The fundamental principle of mediation, and also its primary advantage, is that it is a confidential process. Confidential that it is taking place, confidential in what is said and done in the mediation and confidential in its outcome. Unless the parties agree otherwise.

This gives the parties the confidence that whatever is said and done, whatever unsuccessful offers are made to settle, none of it can be shared outside the mediation group unless agreed. Of course, when a deal is done, others may need to be informed so that the necessary payments and/or actions can be taken, but the overriding principle is that it is a confidential process; so if the mediation does not settle, whatever is said and done in the mediation cannot be repeated in court.


In order for mediation to work it is important that all parties agree to take part. Although the process is directed and facilitated by the mediator it is the parties who control the outcome and any agreement. In civil commercial mediation any agreement is legally binding whereas in workplace and community the agreement is not legally binding but made in good faith.

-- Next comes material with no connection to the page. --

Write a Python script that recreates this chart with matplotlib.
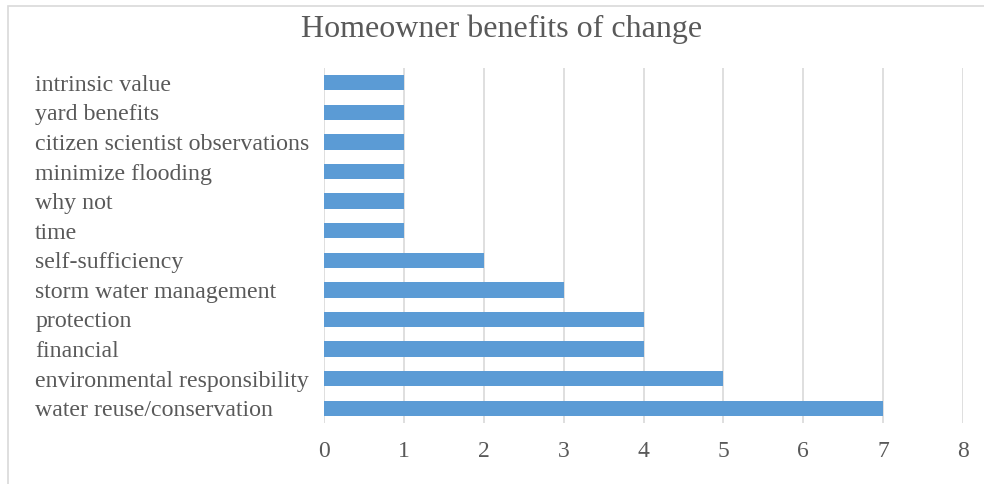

Enables participants to determine the outcome

Mediation gives the parties the freedom to put litigation aside and to enter into a negotiation in an effort to find an agreement. Anything can be tried in an effort to structure a deal and can be abandoned if it is not acceptable without it endangering a party’s position. Civil and commercial parties are not committed until the deal is put into writing and signed. Then it becomes a contract. In workplace and community mediation, the parties come up with any written or verbal agreement. They are the ones who know what works best for them going forwards. In the workplace, parties may also agree to ask for support from their organisation.

Can lead to a binding settlement if the agreement is written down and signed

In civil commercial mediation is quite usual in the UK for settlement agreements to be made into a Consent Order, which may also be a Tomlin Order (where the terms of the settlement are kept private on an attached Schedule), for sealing by the court. If proceedings have not commenced then a simple Heads of Terms is not uncommon. It is very rare for a mediated deal to fail because the deal is negotiated by the parties and so they own it, and have an investment in it working.

Offers access to justice

The benefits of mediation over the court system are tried and tested.

• Mediation can be quicker, less stressful and cheaper than going to court.
• Once a settlement has been reached a mediation agreement can be drawn up. Parties tend to keep to the mediation agreement because they have prepared the terms themselves.
• Mediations are completely confidential and the information discussed within them cannot be used in court or any other legal action issued at a later date.

On those occasions where mediation doesn’t resolve the dispute, court proceedings can follow. Mediation therefore offers participants better access to justice than a court process alone, it provides a chance to settle the dispute without recourse to the court.